- Instructions for the task -
Only the pictures are to be left out; set down the rest of the records exactly.

☆ ☆ ☆ ☆ ☆ ☆ ☆

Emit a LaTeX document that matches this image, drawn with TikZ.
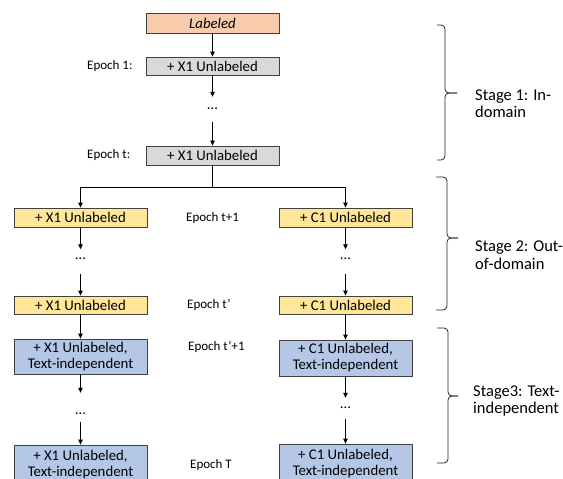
\documentclass[tikz,border=0pt]{standalone}
\usepackage{fontspec}
\setmainfont{Carlito}
\usetikzlibrary{arrows.meta}
\definecolor{peach}{HTML}{F8CBAD}
\definecolor{grayfill}{HTML}{D9D9D9}
\definecolor{yellowfill}{HTML}{FFE699}
\definecolor{bluefill}{HTML}{B4C7E7}
\definecolor{edge}{HTML}{404040}
\begin{document}
\begin{tikzpicture}[x=1pt,y=-1pt,
  box/.style={draw=edge, line width=0.8pt, minimum width=133pt, inner sep=0pt, align=center, font=\fontsize{14.8}{16}\selectfont},
  arr/.style={draw=black, line width=0.8pt, -{Triangle[length=5pt,width=4.5pt]}},
  ell/.style={inner sep=0pt, minimum width=12pt, font=\fontsize{14.8}{16}\selectfont},
  epoch/.style={anchor=west, inner sep=0pt, font=\fontsize{13}{15}\selectfont},
  stage/.style={anchor=west, inner sep=0pt, align=left, font=\fontsize{16.5}{17.5}\selectfont},
  brc/.style={draw=black!85, line width=0.8pt, rounded corners=4pt}]
\useasboundingbox (0,0) rectangle (563,479);
\clip (0,0) rectangle (563,479);
\fill[white] (0,0) rectangle (563,479);

% top column
\node[box, fill=peach, minimum height=20pt] (lab) at (212.5,23) {\itshape Labeled};
\node[box, fill=grayfill, minimum height=18pt] (e1) at (212.5,66) {+ X1 Unlabeled};
\node[ell, minimum height=25pt, text height=0pt, text depth=1pt] (d0) at (212.5,109.5) {\ldots};
\node[box, fill=grayfill, minimum height=19pt] (et) at (212.5,155.5) {+ X1 Unlabeled};

% left column
\node[box, fill=yellowfill, minimum height=19pt] (yl1) at (80.5,217.5) {+ X1 Unlabeled};
\node[ell, minimum height=24pt, text height=0pt, text depth=5pt] (dl1) at (80.5,261.5) {\ldots};
\node[box, fill=yellowfill, minimum height=18pt] (yl2) at (80.5,305) {+ X1 Unlabeled};
\node[box, fill=bluefill, minimum height=35pt] (bl1) at (80.5,356.5) {+ X1 Unlabeled,\\Text-independent};
\node[ell, minimum height=29pt, text height=13pt, text depth=0pt] (dl2) at (80.5,407.5) {\ldots};
\node[box, fill=bluefill, minimum height=40pt] (bl2) at (80.5,465) {+ X1 Unlabeled,\\Text-independent};

% right column
\node[box, fill=yellowfill, minimum height=19pt] (yr1) at (345.5,217.5) {+ C1 Unlabeled};
\node[ell, minimum height=24pt, text height=0pt, text depth=5pt] (dr1) at (345.5,261.5) {\ldots};
\node[box, fill=yellowfill, minimum height=18pt] (yr2) at (345.5,305) {+ C1 Unlabeled};
\node[box, fill=bluefill, minimum height=36pt] (br1) at (345.5,358) {+ C1 Unlabeled,\\Text-independent};
\node[ell, minimum height=21pt, text height=0pt, text depth=1pt] (dr2) at (345.5,408.5) {\ldots};
\node[box, fill=bluefill, minimum height=40pt] (br2) at (345.5,464) {+ C1 Unlabeled,\\Text-independent};

% epoch labels
\node[epoch] (ep1) at (87,66) {Epoch 1:};
\node[epoch] (ept) at (87,155.5) {Epoch t:};
\node[epoch] (ept1) at (186,218) {Epoch t+1};
\node[epoch] (eptp) at (187,305) {Epoch t’};
\node[epoch] (eptp1) at (188,347) {Epoch t’+1};
\node[epoch] (epT) at (190,465) {Epoch T};

% arrows
\draw[arr] (lab) -- (e1);
\draw[arr] (e1) -- (d0);
\draw[arr] (d0) -- (et);
\draw[arr] (et.south) -- ++(0,22) -| (yl1.north);
\draw[arr] (et.south) -- ++(0,22) -| (yr1.north);
\draw[arr] (yl1) -- (dl1);
\draw[arr] (dl1) -- (yl2);
\draw[arr] (yl2) -- (bl1);
\draw[arr] (bl1) -- (dl2);
\draw[arr] (dl2) -- (bl2);
\draw[arr] (yr1) -- (dr1);
\draw[arr] (dr1) -- (yr2);
\draw[arr] (yr2) -- (br1);
\draw[arr] (br1) -- (dr2);
\draw[arr] (dr2) -- (br2);

% braces
\draw[brc] (437,25) -- (445,25) -- (445,93) -- (457,93);
\draw[brc] (457,93) -- (445,93) -- (445,160) -- (437,160);
\draw[brc] (436,177) -- (447,177) -- (447,238) -- (458,238);
\draw[brc] (458,238) -- (447,238) -- (447,310) -- (436,310);
\draw[brc] (437,328) -- (448,328) -- (448,396) -- (458,396);
\draw[brc] (458,396) -- (448,396) -- (448,463) -- (437,463);

% stage labels
\node[stage] (s1) at (475,103.5) {Stage 1: In-\\domain};
\node[stage] (s2) at (475,255) {Stage 2: Out-\\of-domain};
\node[stage] (s3) at (473,401) {Stage3: Text-\\independent};
\end{tikzpicture}
\end{document}
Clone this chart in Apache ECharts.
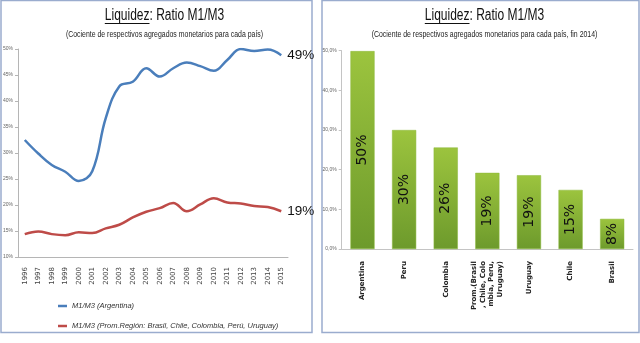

☆ ☆ ☆ ☆ ☆ ☆ ☆

- Problem solution -
Emit a LaTeX document that matches this image, drawn with TikZ.
\documentclass[tikz,border=0pt]{standalone}
\usepackage{fontspec}
\setmainfont{Carlito}
\usetikzlibrary{arrows.meta}
\definecolor{peach}{HTML}{F8CBAD}
\definecolor{grayfill}{HTML}{D9D9D9}
\definecolor{yellowfill}{HTML}{FFE699}
\definecolor{bluefill}{HTML}{B4C7E7}
\definecolor{edge}{HTML}{404040}
\begin{document}
\begin{tikzpicture}[x=1pt,y=-1pt,
  box/.style={draw=edge, line width=0.8pt, minimum width=133pt, inner sep=0pt, align=center, font=\fontsize{14.8}{16}\selectfont},
  arr/.style={draw=black, line width=0.8pt, -{Triangle[length=5pt,width=4.5pt]}},
  ell/.style={inner sep=0pt, minimum width=12pt, font=\fontsize{14.8}{16}\selectfont},
  epoch/.style={anchor=west, inner sep=0pt, font=\fontsize{13}{15}\selectfont},
  stage/.style={anchor=west, inner sep=0pt, align=left, font=\fontsize{16.5}{17.5}\selectfont},
  brc/.style={draw=black!85, line width=0.8pt, rounded corners=4pt}]
\useasboundingbox (0,0) rectangle (563,479);
\clip (0,0) rectangle (563,479);
\fill[white] (0,0) rectangle (563,479);

% top column
\node[box, fill=peach, minimum height=20pt] (lab) at (212.5,23) {\itshape Labeled};
\node[box, fill=grayfill, minimum height=18pt] (e1) at (212.5,66) {+ X1 Unlabeled};
\node[ell, minimum height=25pt, text height=0pt, text depth=1pt] (d0) at (212.5,109.5) {\ldots};
\node[box, fill=grayfill, minimum height=19pt] (et) at (212.5,155.5) {+ X1 Unlabeled};

% left column
\node[box, fill=yellowfill, minimum height=19pt] (yl1) at (80.5,217.5) {+ X1 Unlabeled};
\node[ell, minimum height=24pt, text height=0pt, text depth=5pt] (dl1) at (80.5,261.5) {\ldots};
\node[box, fill=yellowfill, minimum height=18pt] (yl2) at (80.5,305) {+ X1 Unlabeled};
\node[box, fill=bluefill, minimum height=35pt] (bl1) at (80.5,356.5) {+ X1 Unlabeled,\\Text-independent};
\node[ell, minimum height=29pt, text height=13pt, text depth=0pt] (dl2) at (80.5,407.5) {\ldots};
\node[box, fill=bluefill, minimum height=40pt] (bl2) at (80.5,465) {+ X1 Unlabeled,\\Text-independent};

% right column
\node[box, fill=yellowfill, minimum height=19pt] (yr1) at (345.5,217.5) {+ C1 Unlabeled};
\node[ell, minimum height=24pt, text height=0pt, text depth=5pt] (dr1) at (345.5,261.5) {\ldots};
\node[box, fill=yellowfill, minimum height=18pt] (yr2) at (345.5,305) {+ C1 Unlabeled};
\node[box, fill=bluefill, minimum height=36pt] (br1) at (345.5,358) {+ C1 Unlabeled,\\Text-independent};
\node[ell, minimum height=21pt, text height=0pt, text depth=1pt] (dr2) at (345.5,408.5) {\ldots};
\node[box, fill=bluefill, minimum height=40pt] (br2) at (345.5,464) {+ C1 Unlabeled,\\Text-independent};

% epoch labels
\node[epoch] (ep1) at (87,66) {Epoch 1:};
\node[epoch] (ept) at (87,155.5) {Epoch t:};
\node[epoch] (ept1) at (186,218) {Epoch t+1};
\node[epoch] (eptp) at (187,305) {Epoch t’};
\node[epoch] (eptp1) at (188,347) {Epoch t’+1};
\node[epoch] (epT) at (190,465) {Epoch T};

% arrows
\draw[arr] (lab) -- (e1);
\draw[arr] (e1) -- (d0);
\draw[arr] (d0) -- (et);
\draw[arr] (et.south) -- ++(0,22) -| (yl1.north);
\draw[arr] (et.south) -- ++(0,22) -| (yr1.north);
\draw[arr] (yl1) -- (dl1);
\draw[arr] (dl1) -- (yl2);
\draw[arr] (yl2) -- (bl1);
\draw[arr] (bl1) -- (dl2);
\draw[arr] (dl2) -- (bl2);
\draw[arr] (yr1) -- (dr1);
\draw[arr] (dr1) -- (yr2);
\draw[arr] (yr2) -- (br1);
\draw[arr] (br1) -- (dr2);
\draw[arr] (dr2) -- (br2);

% braces
\draw[brc] (437,25) -- (445,25) -- (445,93) -- (457,93);
\draw[brc] (457,93) -- (445,93) -- (445,160) -- (437,160);
\draw[brc] (436,177) -- (447,177) -- (447,238) -- (458,238);
\draw[brc] (458,238) -- (447,238) -- (447,310) -- (436,310);
\draw[brc] (437,328) -- (448,328) -- (448,396) -- (458,396);
\draw[brc] (458,396) -- (448,396) -- (448,463) -- (437,463);

% stage labels
\node[stage] (s1) at (475,103.5) {Stage 1: In-\\domain};
\node[stage] (s2) at (475,255) {Stage 2: Out-\\of-domain};
\node[stage] (s3) at (473,401) {Stage3: Text-\\independent};
\end{tikzpicture}
\end{document}
Clone this chart in Apache ECharts.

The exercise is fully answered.